Other media CEOs littering the top 10 list include Leslie Moonves of CBS, Philippe Dauman of Viacom and Marissa Mayer of Yahoo.

Nowhere in the top 10 is an energy CEO — in fact, there are none in the top 25. The top oil and gas CEO was ExxonMobil’s Rex Tillerson who came in at No. 29 with a $28.4 million paycheck.

But this doesn’t mean the days of big oil barons are over.

While oil, gas and chemicals CEOs may not be able to boast about having the top salaries, overall, their industry experienced the highest growth in CEO pay last year.

When looking just in terms of growth between 2013 and 2014, John Richels of Devon Energy comes in at No. 3 — his salary increased by 301 percent to $14.9 million. Patricia Woertz of Archer Daniels Midland, a major food and agriculture product company, saw an increase in her salary of 138 percent to $16.3 million.

According to AP: “The industry with the biggest pay increase was basic materials, which includes oil, mining and chemical companies. Median pay at these companies rose by 15 percent last year.”

Of course, thousands of workers in the oil industry haven’t remained as immune to the downturn in oil prices. Since the price of a barrel plummeted by 50 percent, the layoffs have been historic.

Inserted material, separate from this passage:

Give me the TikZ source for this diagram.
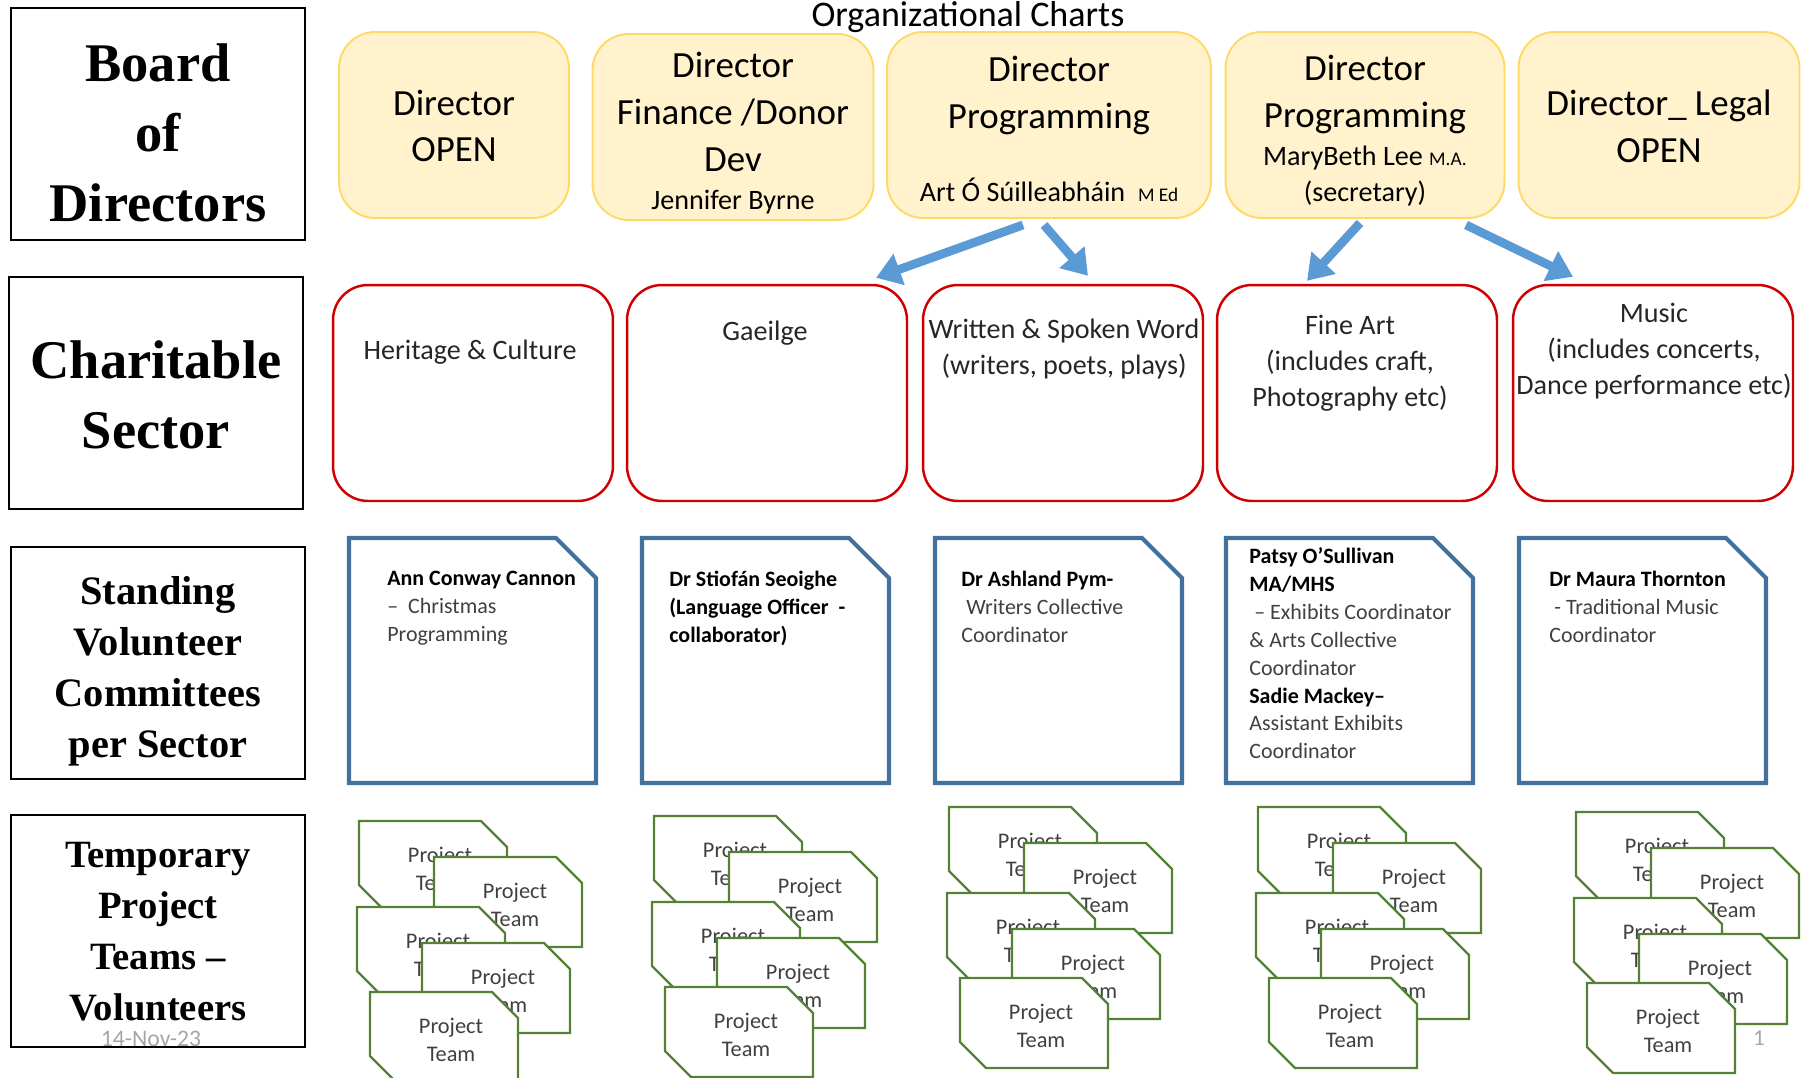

According to a Wall Street Journal report from last month, around 100,000 oil workers have been laid off so far. Most are workers from oil fields and drilling companies, but office workers and high-skilled employees like geologists and petroleum engineers have also been hit by job cuts.

And for those still in the industry, the disparity between the top and everyone else is huge — at BP the CEO earns about 50 times the average employee.

The rise in oil CEOs is also at odds with oil company profits, which have fallen significantly in recent months for many companies. A few weeks ago, Bloomberg reported that Shell’s net income had dropped in nine of the last 12 months while BP’s had fallen in six.

“The only people not hit by the drop in oil price are the CEOs running the companies,” said Gregory Elders, a London-based analyst at Bloomberg Intelligence.